Thursday, February 10, 2011

Interruptions--- their insulting effect on relationships

More wisdom from Dr. Jim (Dr James D MacDonald) from Communicating Partners. I wonder if Dr Jim is referring to Anderson Cooper's interview of Dr Wakefield a few weeks ago?
Interruptions--- their insulting effect on relationships
by Dr James D MacDonald


I recently saw an interview with a high level personality and the interviewer interrupted the man 42 times in 15 minutes. That is 3 times a minute.

How would you feel if that happened to you?

I watch many children try to communicate and I see adults often interrupt them, giving them what to say, over talking, ore in some way not letting the child have his say.

Imagine what that does to a child--I find it does the following:

1. Actually tells him what the has to say is not important

2. Tells him the adult is not listening to him.

3. Tell him he is wrong.

4. Deprives him of a chance to practice what he can do.

5. Discourages him to not bother talking.

6 .Make him irritated.

7. Drives him away from the adult.

8. Makes him think he should say what others want not what he feels.

9. Teaches him to interrupt1

10. Violates the basic communication rule of

Personally, I had a relationship with a person helping me in my work. She was bright, fast, and energetic. But she frequently interrupted me and interpreted what I was saying wrong. She was so into controlling and being right that she ran over me like a locomotive. Her interruptions and failure to listen to what I really was saying, to make it simple, drove me nuts. I had to let her go even though it made me work a lot more.

Please protect your child from people who interrupt your child or control him so that he cannot be spontaneous.

A good way to encourage people to not interrupt is to urge them to let the child finish their talk or turn in interaction, then wait a little in case a little the child has more to do or say.

This also applies to your child; he or she needs to learn not to interrupt others. A simple way to encourage this is to put up your hand silently to him and continue your turn. Children often do this when we are on the pone; they need to learn that they cannot succeed. Learning to wait for when you are free is an important thing them to learn so to be accepted in society.

3 comments:

Adelaide Dupont said...

Thank you for reprinting this article and pointing out the insulting effect interruptions have on relationships.

Indeed, they prevent or curtail a relationship developing at all sometimes.

Keeping a relationship going despite interruptions is for me a big achievement!

Karen said...

I think your suspicion re: Anderson Cooper/Dr.
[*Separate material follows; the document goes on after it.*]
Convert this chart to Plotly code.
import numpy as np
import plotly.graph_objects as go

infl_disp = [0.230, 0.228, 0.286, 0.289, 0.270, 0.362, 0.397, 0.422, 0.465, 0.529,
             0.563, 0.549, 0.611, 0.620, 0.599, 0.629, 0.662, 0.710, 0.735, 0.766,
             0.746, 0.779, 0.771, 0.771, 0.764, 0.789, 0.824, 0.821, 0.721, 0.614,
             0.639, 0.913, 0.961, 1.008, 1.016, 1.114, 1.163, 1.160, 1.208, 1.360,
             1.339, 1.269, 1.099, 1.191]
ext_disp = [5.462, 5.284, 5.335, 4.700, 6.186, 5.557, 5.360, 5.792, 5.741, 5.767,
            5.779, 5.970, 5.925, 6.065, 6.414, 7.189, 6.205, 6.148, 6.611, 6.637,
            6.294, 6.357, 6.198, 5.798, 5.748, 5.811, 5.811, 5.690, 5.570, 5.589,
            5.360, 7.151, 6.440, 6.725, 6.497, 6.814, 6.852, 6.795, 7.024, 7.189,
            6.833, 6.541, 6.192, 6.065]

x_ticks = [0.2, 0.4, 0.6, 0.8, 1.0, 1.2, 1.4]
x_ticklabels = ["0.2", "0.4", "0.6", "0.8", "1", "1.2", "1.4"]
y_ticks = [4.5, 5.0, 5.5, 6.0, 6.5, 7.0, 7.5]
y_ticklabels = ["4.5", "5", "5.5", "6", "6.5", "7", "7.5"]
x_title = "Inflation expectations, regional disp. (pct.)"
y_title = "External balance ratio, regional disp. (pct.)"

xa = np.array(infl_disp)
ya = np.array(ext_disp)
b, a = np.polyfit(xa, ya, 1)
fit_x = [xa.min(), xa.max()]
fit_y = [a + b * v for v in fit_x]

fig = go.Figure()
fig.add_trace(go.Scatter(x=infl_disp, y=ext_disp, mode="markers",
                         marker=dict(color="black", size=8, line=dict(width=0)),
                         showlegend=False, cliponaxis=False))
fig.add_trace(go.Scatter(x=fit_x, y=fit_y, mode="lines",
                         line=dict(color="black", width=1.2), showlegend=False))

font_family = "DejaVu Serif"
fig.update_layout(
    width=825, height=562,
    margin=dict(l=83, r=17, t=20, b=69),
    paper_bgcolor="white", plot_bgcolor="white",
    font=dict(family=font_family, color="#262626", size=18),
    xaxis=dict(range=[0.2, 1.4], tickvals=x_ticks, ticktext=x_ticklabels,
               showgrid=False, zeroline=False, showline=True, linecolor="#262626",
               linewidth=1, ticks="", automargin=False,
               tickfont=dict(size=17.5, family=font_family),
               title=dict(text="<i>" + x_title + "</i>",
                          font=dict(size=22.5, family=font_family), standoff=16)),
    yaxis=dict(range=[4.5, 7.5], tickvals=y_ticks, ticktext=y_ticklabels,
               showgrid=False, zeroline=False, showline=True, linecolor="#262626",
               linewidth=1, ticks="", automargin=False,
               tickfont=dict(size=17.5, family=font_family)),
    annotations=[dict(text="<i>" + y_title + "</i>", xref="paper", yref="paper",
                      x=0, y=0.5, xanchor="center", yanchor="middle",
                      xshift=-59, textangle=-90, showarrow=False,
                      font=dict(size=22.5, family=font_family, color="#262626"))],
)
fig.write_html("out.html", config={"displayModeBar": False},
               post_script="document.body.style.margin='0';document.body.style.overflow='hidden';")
Wakefield is correct. That was SO frustrating to have to listen to--I hate when interviewers do that. The audience never gets the privilege of hearing the answer.
It is also a good reminder for me to WAIT a bit longer with the kids with whom I work/play. Sometimes, when they are verbal, it is easy to interrupt them because you 'think' you know what they are going to say. I'm good at waiting for my pre-verbal kids, but not so much for my verbal ones. Just because they can talk, doesn't mean they can process as fast.

Unknown said...

Thank you for posting this article. This is a good reminder for me too, to be patient with everyone and not finish their sentences, because I do have a tendency to do that.
I am from the TOS Crew and am now following you. I'm looking forward to reading more posts. Thank you!